My software development lifecycle has a mantra: correct, clear, concise, competitive. It's almost never worth optimizing code that doesn't do the right thing. Without tests, you don't know it does the right thing, or if it does things right. Without tests, you have little hope of knowing that your optimization retained correctness. If you keep clarity, concise code is always better than verbose code.
Fortunately, Parrot and Rakudo have several tests.
Yesterday's optimization was nice, but I figured there were still more possibilities for optimizations, even without adding complexity to the system.
Today's improvement was 17.53% on the NQP/Rakudo benchmark I've been using. (This benchmark is the single most expensive piece of code in all of Rakudo, and it exercises a lot of the paths that Perl 6 on Parrot will execute.)
The Class PMC (which represents classes in Parrot) has an operation called
get_string
, which returns the name of the class. When there's no
namespace associated with the class, there's little work to do; the class
simply returns its name directly.
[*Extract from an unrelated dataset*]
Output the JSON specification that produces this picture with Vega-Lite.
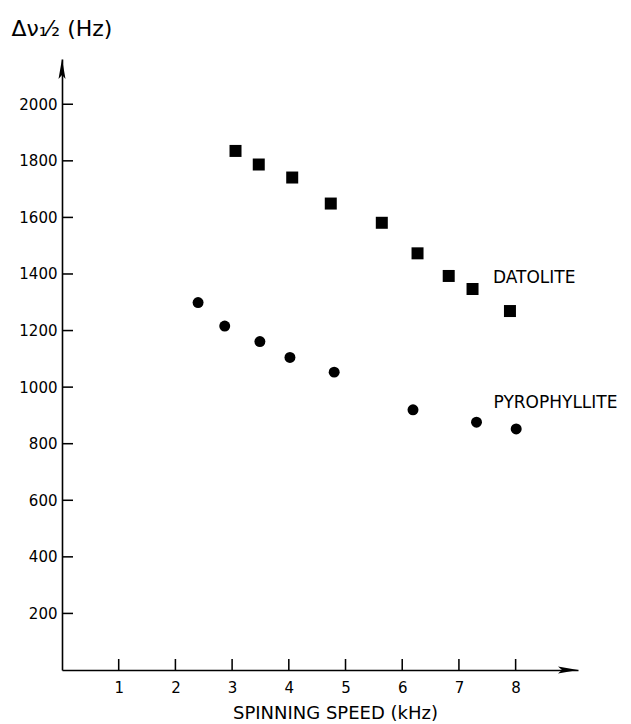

If there is a namespace associated with the
class, the code gets the name of the namespace (in an array of strings), then
joins them all together into a string.
Prior to Parrot revision 26928, it did this work on every call. Besides calling several functions, it created and returned a new string for each call. I changed this code to cache the class name, and there's an immediate performance improvement in all OO code -- even the code I optimized yesterday. That's a nice benefit.
I may be able to remove the attribute I added to the Class PMC if I can prove that the short name and the long names are always isomorphic -- that is, if there's no reason never to use a short name if there's a long name. I think that's the case, but I can't prove it yet.
Sadly, this may be the last easy performance improvement for a while. The next three hotspots look much more complex to unravel.